▶ GIVEN RECORDS
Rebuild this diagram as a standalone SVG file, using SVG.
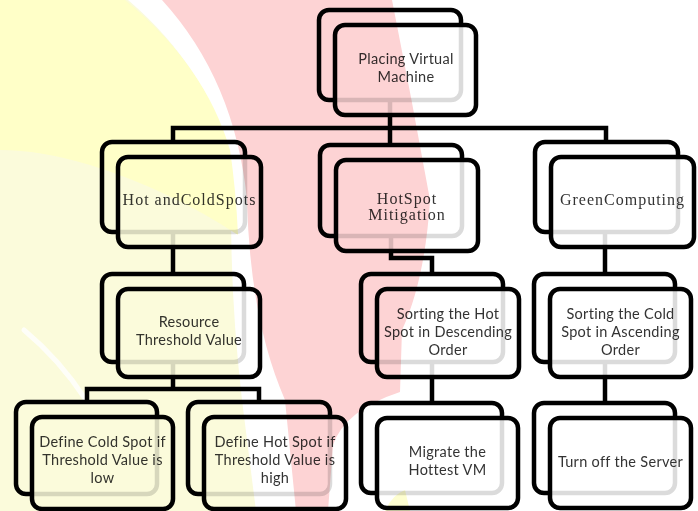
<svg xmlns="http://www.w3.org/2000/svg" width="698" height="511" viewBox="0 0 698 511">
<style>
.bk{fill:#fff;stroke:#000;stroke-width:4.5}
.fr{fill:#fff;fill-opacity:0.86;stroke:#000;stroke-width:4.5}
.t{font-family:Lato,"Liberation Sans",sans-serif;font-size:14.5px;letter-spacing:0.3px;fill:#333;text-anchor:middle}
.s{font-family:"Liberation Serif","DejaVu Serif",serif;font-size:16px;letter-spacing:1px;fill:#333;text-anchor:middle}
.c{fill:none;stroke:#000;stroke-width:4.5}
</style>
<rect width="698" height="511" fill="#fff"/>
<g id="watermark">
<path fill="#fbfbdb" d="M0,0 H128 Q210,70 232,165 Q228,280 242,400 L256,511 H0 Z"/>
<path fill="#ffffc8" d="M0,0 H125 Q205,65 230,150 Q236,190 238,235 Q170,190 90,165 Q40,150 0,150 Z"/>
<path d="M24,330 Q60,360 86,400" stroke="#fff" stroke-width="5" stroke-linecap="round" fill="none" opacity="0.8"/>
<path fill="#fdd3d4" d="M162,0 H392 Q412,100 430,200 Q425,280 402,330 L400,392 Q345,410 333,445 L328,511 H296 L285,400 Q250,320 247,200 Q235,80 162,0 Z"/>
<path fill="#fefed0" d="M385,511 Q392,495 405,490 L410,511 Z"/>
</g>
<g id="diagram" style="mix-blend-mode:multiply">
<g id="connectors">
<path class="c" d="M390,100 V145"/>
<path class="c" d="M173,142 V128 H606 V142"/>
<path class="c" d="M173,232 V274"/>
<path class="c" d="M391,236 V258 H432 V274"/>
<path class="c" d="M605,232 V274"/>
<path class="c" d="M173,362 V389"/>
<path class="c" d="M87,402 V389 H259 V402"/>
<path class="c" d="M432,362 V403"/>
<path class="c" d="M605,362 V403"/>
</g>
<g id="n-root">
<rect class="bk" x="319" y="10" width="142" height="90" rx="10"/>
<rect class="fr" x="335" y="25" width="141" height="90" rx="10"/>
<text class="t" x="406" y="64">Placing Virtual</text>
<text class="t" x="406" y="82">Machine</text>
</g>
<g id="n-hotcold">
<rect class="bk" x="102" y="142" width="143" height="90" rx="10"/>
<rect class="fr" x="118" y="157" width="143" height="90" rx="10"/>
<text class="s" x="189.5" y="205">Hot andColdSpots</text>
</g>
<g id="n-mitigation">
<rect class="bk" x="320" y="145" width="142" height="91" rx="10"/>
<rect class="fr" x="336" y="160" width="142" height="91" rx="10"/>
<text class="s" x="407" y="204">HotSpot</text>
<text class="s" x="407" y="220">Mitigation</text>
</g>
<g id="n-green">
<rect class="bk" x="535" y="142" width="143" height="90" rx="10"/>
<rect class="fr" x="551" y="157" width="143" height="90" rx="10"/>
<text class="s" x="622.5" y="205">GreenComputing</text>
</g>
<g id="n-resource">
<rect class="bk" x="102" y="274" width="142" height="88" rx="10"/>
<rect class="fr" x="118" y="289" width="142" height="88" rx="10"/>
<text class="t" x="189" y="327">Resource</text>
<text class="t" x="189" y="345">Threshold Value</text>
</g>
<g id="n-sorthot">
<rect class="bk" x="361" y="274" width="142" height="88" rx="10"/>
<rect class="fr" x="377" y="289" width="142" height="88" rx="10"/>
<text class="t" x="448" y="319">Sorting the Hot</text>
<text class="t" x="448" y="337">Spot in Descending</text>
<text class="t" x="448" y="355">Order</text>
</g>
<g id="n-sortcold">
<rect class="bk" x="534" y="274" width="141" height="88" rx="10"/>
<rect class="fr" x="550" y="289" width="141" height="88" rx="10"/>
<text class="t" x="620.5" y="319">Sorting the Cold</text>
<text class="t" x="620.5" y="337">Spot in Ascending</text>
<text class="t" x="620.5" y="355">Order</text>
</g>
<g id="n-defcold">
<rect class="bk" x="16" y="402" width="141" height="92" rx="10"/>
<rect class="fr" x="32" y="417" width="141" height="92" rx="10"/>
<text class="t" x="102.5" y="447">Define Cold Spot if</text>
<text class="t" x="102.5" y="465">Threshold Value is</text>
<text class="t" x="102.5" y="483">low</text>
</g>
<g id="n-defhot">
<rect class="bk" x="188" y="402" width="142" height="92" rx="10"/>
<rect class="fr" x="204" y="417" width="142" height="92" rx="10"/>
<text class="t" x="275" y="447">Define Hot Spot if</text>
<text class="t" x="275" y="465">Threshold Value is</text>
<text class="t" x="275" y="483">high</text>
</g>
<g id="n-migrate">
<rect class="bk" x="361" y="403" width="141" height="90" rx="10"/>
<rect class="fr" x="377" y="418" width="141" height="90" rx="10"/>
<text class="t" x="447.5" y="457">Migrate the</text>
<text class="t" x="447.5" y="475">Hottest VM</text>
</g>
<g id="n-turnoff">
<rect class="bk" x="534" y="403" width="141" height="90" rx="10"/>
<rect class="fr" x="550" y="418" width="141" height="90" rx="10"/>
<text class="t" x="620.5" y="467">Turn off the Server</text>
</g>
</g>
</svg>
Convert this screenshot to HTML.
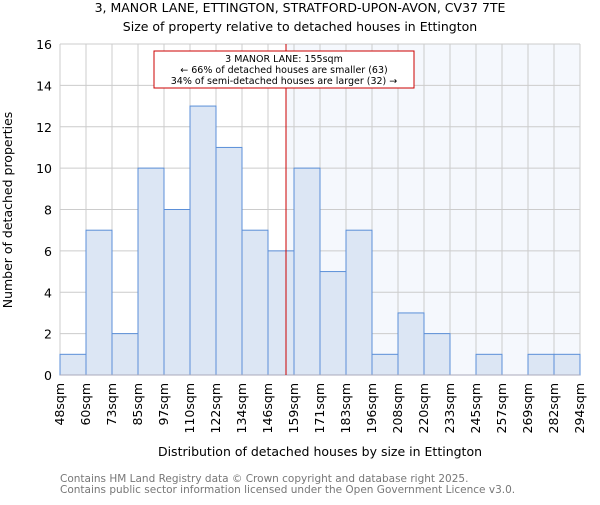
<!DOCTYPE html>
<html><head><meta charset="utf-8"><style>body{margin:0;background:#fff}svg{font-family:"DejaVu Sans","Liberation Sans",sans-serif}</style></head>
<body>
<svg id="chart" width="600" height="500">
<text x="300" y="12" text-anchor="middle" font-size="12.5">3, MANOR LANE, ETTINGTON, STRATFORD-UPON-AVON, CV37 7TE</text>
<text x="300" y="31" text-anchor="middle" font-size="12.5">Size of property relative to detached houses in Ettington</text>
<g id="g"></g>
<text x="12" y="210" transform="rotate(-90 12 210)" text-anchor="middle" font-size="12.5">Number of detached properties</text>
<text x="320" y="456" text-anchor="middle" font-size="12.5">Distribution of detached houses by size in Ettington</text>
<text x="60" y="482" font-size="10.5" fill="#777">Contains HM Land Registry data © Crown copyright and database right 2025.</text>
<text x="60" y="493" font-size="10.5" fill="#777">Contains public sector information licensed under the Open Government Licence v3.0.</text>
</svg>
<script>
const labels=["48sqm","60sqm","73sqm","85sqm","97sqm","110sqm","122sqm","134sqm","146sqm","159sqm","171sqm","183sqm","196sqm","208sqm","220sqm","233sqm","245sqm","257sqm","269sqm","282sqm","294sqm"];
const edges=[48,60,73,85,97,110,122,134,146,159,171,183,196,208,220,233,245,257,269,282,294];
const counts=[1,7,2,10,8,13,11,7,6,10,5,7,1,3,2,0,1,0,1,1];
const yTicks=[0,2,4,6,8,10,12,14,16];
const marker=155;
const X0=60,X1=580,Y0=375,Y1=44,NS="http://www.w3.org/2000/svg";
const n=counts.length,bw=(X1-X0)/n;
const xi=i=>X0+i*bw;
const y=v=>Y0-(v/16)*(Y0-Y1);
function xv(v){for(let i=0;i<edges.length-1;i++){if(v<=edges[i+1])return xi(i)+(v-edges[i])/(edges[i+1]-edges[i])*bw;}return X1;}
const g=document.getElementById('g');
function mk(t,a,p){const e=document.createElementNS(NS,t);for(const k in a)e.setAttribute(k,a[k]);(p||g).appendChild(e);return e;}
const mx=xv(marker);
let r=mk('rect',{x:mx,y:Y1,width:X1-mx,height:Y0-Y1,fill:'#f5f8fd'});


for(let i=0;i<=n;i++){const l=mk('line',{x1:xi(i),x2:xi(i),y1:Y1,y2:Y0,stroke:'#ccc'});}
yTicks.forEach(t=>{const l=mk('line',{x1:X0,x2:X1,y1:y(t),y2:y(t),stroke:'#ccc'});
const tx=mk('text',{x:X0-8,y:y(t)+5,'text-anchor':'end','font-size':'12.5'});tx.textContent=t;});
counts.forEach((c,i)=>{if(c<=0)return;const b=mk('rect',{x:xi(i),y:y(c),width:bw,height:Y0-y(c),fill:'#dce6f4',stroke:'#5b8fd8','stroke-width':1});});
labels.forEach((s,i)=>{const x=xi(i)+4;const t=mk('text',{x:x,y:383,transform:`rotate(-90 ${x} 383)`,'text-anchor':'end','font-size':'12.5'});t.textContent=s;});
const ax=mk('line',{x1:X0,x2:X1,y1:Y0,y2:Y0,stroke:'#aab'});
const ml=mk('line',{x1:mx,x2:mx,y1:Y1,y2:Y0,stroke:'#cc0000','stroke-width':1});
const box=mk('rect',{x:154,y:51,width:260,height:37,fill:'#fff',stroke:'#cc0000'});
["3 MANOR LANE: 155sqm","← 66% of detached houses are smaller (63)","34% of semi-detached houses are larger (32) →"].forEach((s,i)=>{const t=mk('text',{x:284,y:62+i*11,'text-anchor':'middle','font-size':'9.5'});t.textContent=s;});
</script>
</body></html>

▶ EXERCISE
Copy every line in the records above that contains the word "diagram".

▶ WRITTEN SOLUTION
Rebuild this diagram as a standalone SVG file, using SVG.
<g id="diagram" style="mix-blend-mode:multiply">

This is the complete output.